■ **Exercise directions**
Extract only the lines running from the top of the entries to the line that holds "y_ticks = [0, 5, 10, 15, 20, 25, 30, 35]". Include that line and omit the pictures.

■ **Data shown**
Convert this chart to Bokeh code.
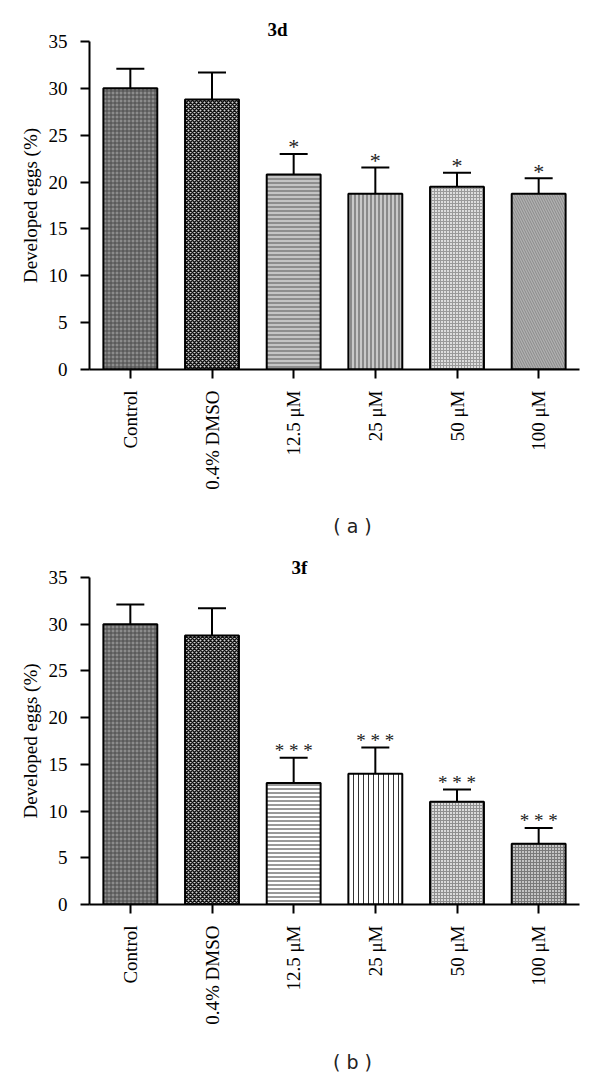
from bokeh.plotting import figure
from bokeh.models import (FactorRange, Range1d, ColumnDataSource, Whisker, TeeHead,
                          FixedTicker, Label)
from bokeh.layouts import column
from bokeh.core.properties import value
from bokeh.embed import file_html
from bokeh.resources import INLINE
import math

categories = ["Control", "0.4% DMSO", "12.5 μM", "25 μM", "50 μM", "100 μM"]

mean_3d = [30.0, 28.8, 20.8, 18.75, 19.5, 18.75]
sem_3d = [2.1, 2.9, 2.2, 2.8, 1.5, 1.65]
sig_3d = ["", "", "*", "*", "*", "*"]

mean_3f = [30.0, 28.8, 13.0, 14.0, 11.0, 6.5]
sem_3f = [2.1, 2.9, 2.7, 2.8, 1.3, 1.7]
sig_3f = ["", "", "* * *", "* * *", "* * *", "* * *"]

y_ticks = [0, 5, 10, 15, 20, 25, 30, 35]

# bar textures (fill, hatch pattern, hatch colour, hatch scale, hatch weight)
style_3d = dict(
    fill=["#8c8c8c", "#cfcfcf", "#c4c4c4", "#c8c8c8", "#dedede", "#b0b0b0"],
    hatch=["+", "x", "-", "|", "+", "\\"],
    hcolor=["#4a4a4a", "#111111", "#555555", "#4a4a4a", "#9a9a9a", "#8a8a8a"],
    hscale=[4, 4, 4, 4, 3, 5],
    hweight=[1, 1.5, 1, 1, 1, 1],
)
style_3f = dict(
    fill=["#8c8c8c", "#cfcfcf", "#ffffff", "#ffffff", "#dadada", "#c4c4c4"],
    hatch=["+", "x", "-", "|", "+", "+"],
    hcolor=["#4a4a4a", "#111111", "#333333", "#333333", "#8f8f8f", "#7a7a7a"],
    hscale=[4, 4, 4, 5, 3, 3],
    hweight=[1, 1.5, 1, 1, 1, 1],
)

SERIF = "Liberation Serif"


def make_panel(title, means, sems, sigs, style, height, top, bottom,
               title_offset, title_standoff):
    upper = [m + s for m, s in zip(means, sems)]
    sig_size = ["22px" if len(s) == 1 else "19px" for s in sigs]
    src = ColumnDataSource(dict(
        x=categories, top=means, upper=upper, sig=sigs, sig_size=sig_size,
        fill=style["fill"], hatch=style["hatch"], hcolor=style["hcolor"],
        hscale=style["hscale"], hweight=style["hweight"],
    ))
    p = figure(x_range=FactorRange(*categories, range_padding=0),
               y_range=Range1d(0, 35),
               width=600, height=height, output_backend="svg",
               toolbar_location=None,
               min_border_left=89, min_border_right=21,
               min_border_top=top, min_border_bottom=bottom)
    p.outline_line_color = None
    p.xgrid.visible = False
    p.ygrid.visible = False

    p.title.text = title
    p.title.align = "left"
    p.title.offset = title_offset
    p.title.standoff = title_standoff
    p.title.text_font = SERIF
    p.title.text_font_size = "19px"
    p.title.text_font_style = "bold"
    p.title.text_color = "black"

    p.vbar(x="x", top="top", width=0.66, source=src,
           fill_color="fill", line_color="black", line_width=2,
           hatch_pattern="hatch", hatch_color="hcolor", hatch_scale="hscale",
           hatch_weight="hweight")

    w = Whisker(source=src, base="x", upper="upper", lower="top",
                line_width=2, line_color="black",
                upper_head=TeeHead(size=28, line_width=2, line_color="black"),
                lower_head=None)
    p.add_layout(w)

    p.text(x="x", y="upper", text="sig", source=src, text_align="center",
           text_baseline="alphabetic", y_offset=-7,
           text_font=value(SERIF), text_font_size="sig_size", text_color="#222222")

    # axes
    p.yaxis.ticker = FixedTicker(ticks=y_ticks)
    p.yaxis.axis_label = "Developed eggs (%)"
    for ax in (p.xaxis[0], p.yaxis[0]):
        ax.axis_line_width = 2
        ax.major_tick_line_width = 2
        ax.major_tick_out = 9
        ax.major_tick_in = 0
        ax.minor_tick_line_color = None
        ax.major_label_text_font = SERIF
        ax.major_label_text_font_size = "19px"
        ax.major_label_text_color = "black"
        ax.axis_label_text_font = SERIF
        ax.axis_label_text_font_size = "19px"
        ax.axis_label_text_font_style = "normal"
        ax.axis_label_text_color = "black"
    p.yaxis.major_label_standoff = 13
    p.yaxis.axis_label_standoff = 5
    p.xaxis.major_label_orientation = math.pi / 2
    p.xaxis.major_label_standoff = 12
    return p


def make_caption(text, height, center_from_top):
    c = figure(width=600, height=height, x_range=Range1d(0, 600),
               y_range=Range1d(0, height), output_backend="svg",
               toolbar_location=None, x_axis_location=None,
               y_axis_location=None, min_border=0, title=None)
    c.outline_line_color = None
    c.xgrid.visible = False
    c.ygrid.visible = False
    c.add_layout(Label(x=322, y=height - center_from_top, text=text,
                       text_align="center", text_baseline="middle",
                       text_font="DejaVu Sans", text_font_size="19px",
                       text_color="#222222"))
    return c


p1 = make_panel("3d", mean_3d, sem_3d, sig_3d, style_3d,
                height=500, top=41, bottom=131,
                title_offset=178, title_standoff=4)
cap_a = make_caption("( a )", 42, 25)
p2 = make_panel("3f", mean_3f, sem_3f, sig_3f, style_3f,
                height=492, top=35, bottom=130,
                title_offset=202, title_standoff=0)
cap_b = make_caption("( b )", 41, 27)

layout = column(p1, cap_a, p2, cap_b, spacing=0)
open("out.html", "w").write(file_html(layout, INLINE))
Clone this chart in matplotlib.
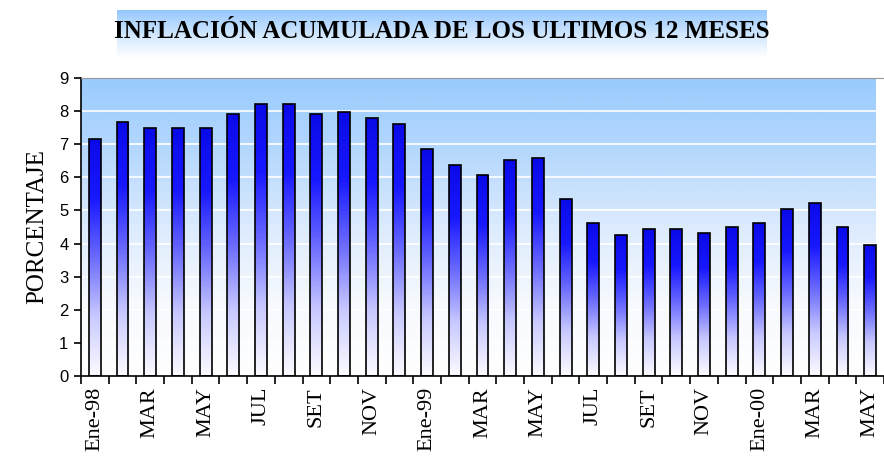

■ **Solved problem**
Convert this chart to Bokeh code.
from bokeh.plotting import figure
from bokeh.models import (FactorRange, Range1d, ColumnDataSource, Whisker, TeeHead,
                          FixedTicker, Label)
from bokeh.layouts import column
from bokeh.core.properties import value
from bokeh.embed import file_html
from bokeh.resources import INLINE
import math

categories = ["Control", "0.4% DMSO", "12.5 μM", "25 μM", "50 μM", "100 μM"]

mean_3d = [30.0, 28.8, 20.8, 18.75, 19.5, 18.75]
sem_3d = [2.1, 2.9, 2.2, 2.8, 1.5, 1.65]
sig_3d = ["", "", "*", "*", "*", "*"]

mean_3f = [30.0, 28.8, 13.0, 14.0, 11.0, 6.5]
sem_3f = [2.1, 2.9, 2.7, 2.8, 1.3, 1.7]
sig_3f = ["", "", "* * *", "* * *", "* * *", "* * *"]

y_ticks = [0, 5, 10, 15, 20, 25, 30, 35]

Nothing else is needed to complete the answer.